THE EXERCISE
Transcribe the material from its first line onward, ending with the line that contains "plt.rcParams['font.family'] = ['Liberation" and adding nothing beyond it.

--- begin ---

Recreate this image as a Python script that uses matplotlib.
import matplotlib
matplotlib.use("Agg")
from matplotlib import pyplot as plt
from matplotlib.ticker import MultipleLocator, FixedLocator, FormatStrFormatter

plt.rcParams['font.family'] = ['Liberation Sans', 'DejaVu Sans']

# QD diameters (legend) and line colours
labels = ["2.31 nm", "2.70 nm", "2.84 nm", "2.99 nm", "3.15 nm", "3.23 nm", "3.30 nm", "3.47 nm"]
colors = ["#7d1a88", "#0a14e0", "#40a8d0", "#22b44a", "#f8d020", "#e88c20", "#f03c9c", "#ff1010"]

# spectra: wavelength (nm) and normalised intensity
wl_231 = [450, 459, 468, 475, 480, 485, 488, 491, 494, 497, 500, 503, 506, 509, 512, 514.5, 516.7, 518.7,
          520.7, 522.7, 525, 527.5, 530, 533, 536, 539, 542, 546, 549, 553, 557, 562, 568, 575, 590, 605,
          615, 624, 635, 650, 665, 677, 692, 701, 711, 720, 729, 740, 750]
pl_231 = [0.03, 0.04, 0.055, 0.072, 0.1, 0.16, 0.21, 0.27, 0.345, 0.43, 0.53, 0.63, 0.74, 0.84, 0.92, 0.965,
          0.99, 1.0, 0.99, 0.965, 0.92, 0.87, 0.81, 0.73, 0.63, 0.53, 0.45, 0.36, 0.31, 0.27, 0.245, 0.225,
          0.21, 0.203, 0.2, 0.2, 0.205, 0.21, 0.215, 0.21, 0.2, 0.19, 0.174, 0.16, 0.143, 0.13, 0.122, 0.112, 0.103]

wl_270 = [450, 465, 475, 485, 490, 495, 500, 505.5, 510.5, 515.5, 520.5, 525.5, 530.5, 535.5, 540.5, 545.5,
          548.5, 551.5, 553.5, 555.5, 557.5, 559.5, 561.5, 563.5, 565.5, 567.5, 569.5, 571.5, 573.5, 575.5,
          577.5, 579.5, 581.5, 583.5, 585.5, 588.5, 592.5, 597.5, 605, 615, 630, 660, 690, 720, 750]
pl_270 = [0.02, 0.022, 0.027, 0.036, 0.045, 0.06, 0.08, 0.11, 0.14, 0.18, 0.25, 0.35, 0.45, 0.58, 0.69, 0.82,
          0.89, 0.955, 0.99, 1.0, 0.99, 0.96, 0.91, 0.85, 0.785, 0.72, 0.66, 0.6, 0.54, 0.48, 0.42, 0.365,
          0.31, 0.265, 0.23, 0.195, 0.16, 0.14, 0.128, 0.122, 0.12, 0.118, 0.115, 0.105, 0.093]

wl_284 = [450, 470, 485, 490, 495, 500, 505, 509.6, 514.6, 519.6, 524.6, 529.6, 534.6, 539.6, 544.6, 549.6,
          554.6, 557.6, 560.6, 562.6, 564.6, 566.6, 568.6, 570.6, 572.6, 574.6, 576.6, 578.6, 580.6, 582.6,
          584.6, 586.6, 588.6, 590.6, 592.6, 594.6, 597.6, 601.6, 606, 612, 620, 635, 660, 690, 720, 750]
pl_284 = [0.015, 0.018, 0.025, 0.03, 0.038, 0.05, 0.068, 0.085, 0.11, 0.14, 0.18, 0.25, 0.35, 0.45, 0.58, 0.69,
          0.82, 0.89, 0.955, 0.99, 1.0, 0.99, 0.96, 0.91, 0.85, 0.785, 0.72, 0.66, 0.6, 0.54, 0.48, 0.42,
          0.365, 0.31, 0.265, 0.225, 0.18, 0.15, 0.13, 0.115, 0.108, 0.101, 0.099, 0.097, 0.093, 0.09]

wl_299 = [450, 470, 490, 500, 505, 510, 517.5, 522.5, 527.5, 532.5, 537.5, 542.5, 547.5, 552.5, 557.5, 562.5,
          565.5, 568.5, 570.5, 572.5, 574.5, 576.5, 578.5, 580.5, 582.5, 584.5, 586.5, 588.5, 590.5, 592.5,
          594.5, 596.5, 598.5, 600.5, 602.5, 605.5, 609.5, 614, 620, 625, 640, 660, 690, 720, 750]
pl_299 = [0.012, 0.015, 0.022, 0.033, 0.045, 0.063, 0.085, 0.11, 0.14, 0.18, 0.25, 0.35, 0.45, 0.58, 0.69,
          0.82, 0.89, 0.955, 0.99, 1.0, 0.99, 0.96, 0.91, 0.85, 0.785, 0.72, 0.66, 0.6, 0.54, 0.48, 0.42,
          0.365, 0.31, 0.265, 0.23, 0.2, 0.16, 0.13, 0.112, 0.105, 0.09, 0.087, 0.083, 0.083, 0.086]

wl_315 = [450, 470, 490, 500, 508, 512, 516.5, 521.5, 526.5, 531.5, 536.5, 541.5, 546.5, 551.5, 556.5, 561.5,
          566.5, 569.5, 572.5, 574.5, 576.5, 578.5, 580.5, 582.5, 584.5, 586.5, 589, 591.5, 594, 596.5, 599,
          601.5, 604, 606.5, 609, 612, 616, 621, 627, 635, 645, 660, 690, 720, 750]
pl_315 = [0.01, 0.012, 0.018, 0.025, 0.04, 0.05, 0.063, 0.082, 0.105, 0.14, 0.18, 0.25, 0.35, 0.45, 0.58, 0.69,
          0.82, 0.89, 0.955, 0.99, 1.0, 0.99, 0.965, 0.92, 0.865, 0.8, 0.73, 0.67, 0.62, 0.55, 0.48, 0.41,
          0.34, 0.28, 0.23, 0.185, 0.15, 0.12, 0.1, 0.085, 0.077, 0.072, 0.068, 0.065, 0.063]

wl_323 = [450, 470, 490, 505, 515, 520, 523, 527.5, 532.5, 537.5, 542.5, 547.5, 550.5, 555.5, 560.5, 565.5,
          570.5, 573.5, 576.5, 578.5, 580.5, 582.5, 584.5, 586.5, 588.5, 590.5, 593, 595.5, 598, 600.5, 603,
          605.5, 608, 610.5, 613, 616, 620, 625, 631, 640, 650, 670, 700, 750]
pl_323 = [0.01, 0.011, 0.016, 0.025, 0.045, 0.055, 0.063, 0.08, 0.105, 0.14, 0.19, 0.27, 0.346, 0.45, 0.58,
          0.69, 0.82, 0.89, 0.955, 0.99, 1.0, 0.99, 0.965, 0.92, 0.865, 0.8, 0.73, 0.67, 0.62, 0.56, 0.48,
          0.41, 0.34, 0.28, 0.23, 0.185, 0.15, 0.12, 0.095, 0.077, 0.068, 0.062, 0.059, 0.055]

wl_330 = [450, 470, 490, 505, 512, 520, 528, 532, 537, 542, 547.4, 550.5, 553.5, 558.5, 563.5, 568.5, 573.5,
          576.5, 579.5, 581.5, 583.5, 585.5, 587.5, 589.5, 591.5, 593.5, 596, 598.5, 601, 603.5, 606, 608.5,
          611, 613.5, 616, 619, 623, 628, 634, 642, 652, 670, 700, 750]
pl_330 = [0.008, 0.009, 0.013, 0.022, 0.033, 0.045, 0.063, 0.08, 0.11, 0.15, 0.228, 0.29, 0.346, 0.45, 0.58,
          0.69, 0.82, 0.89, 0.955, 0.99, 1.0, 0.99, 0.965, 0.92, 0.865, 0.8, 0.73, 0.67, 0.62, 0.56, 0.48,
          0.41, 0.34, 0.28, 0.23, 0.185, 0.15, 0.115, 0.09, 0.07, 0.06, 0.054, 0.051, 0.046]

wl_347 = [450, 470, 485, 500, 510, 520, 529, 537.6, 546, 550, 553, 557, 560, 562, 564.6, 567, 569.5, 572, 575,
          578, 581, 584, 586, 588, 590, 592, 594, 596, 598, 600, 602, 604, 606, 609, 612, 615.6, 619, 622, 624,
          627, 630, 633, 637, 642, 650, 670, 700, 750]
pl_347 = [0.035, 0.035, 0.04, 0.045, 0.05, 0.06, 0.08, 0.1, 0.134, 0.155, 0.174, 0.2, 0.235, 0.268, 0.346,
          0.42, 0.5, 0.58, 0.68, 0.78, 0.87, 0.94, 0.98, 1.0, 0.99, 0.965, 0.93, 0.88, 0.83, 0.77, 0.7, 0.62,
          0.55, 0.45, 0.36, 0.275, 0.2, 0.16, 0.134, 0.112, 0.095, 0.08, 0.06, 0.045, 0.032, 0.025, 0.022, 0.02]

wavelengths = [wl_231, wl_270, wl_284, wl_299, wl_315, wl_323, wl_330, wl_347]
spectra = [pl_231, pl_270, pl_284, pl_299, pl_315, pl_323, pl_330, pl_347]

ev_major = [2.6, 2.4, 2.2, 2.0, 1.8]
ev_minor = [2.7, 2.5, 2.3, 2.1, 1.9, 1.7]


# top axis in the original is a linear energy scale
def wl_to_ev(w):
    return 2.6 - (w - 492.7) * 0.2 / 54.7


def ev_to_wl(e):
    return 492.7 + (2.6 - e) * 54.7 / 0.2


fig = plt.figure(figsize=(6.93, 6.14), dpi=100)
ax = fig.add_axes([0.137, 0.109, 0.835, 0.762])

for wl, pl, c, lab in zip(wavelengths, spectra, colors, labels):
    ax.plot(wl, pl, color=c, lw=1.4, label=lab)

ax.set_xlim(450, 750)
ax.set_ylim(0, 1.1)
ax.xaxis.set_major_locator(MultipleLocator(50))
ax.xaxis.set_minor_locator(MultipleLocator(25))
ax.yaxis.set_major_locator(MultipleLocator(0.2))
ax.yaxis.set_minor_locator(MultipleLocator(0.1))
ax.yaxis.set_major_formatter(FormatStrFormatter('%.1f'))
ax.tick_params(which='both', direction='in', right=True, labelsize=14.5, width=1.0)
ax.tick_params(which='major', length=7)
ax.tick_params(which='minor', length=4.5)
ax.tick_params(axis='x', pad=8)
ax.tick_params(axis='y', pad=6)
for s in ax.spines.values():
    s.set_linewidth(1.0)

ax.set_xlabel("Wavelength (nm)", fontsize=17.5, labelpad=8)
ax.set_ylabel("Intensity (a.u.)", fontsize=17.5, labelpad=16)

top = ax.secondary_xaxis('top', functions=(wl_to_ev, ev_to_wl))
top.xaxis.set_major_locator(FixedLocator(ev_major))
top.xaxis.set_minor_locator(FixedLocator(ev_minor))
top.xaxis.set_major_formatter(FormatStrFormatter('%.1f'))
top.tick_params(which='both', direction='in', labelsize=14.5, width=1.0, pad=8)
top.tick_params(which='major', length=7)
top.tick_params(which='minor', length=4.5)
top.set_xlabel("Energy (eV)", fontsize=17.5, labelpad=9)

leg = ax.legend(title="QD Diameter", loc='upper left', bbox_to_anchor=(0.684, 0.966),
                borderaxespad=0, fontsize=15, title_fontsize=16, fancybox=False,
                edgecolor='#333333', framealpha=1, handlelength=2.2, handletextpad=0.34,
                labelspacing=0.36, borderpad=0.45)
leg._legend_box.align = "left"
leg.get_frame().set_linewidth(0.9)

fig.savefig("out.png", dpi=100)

--- end ---

SOLUTION TO THIS EXERCISE
Recreate this image as a Python script that uses matplotlib.
import matplotlib
matplotlib.use("Agg")
from matplotlib import pyplot as plt
from matplotlib.ticker import MultipleLocator, FixedLocator, FormatStrFormatter

plt.rcParams['font.family'] = ['Liberation Sans', 'DejaVu Sans']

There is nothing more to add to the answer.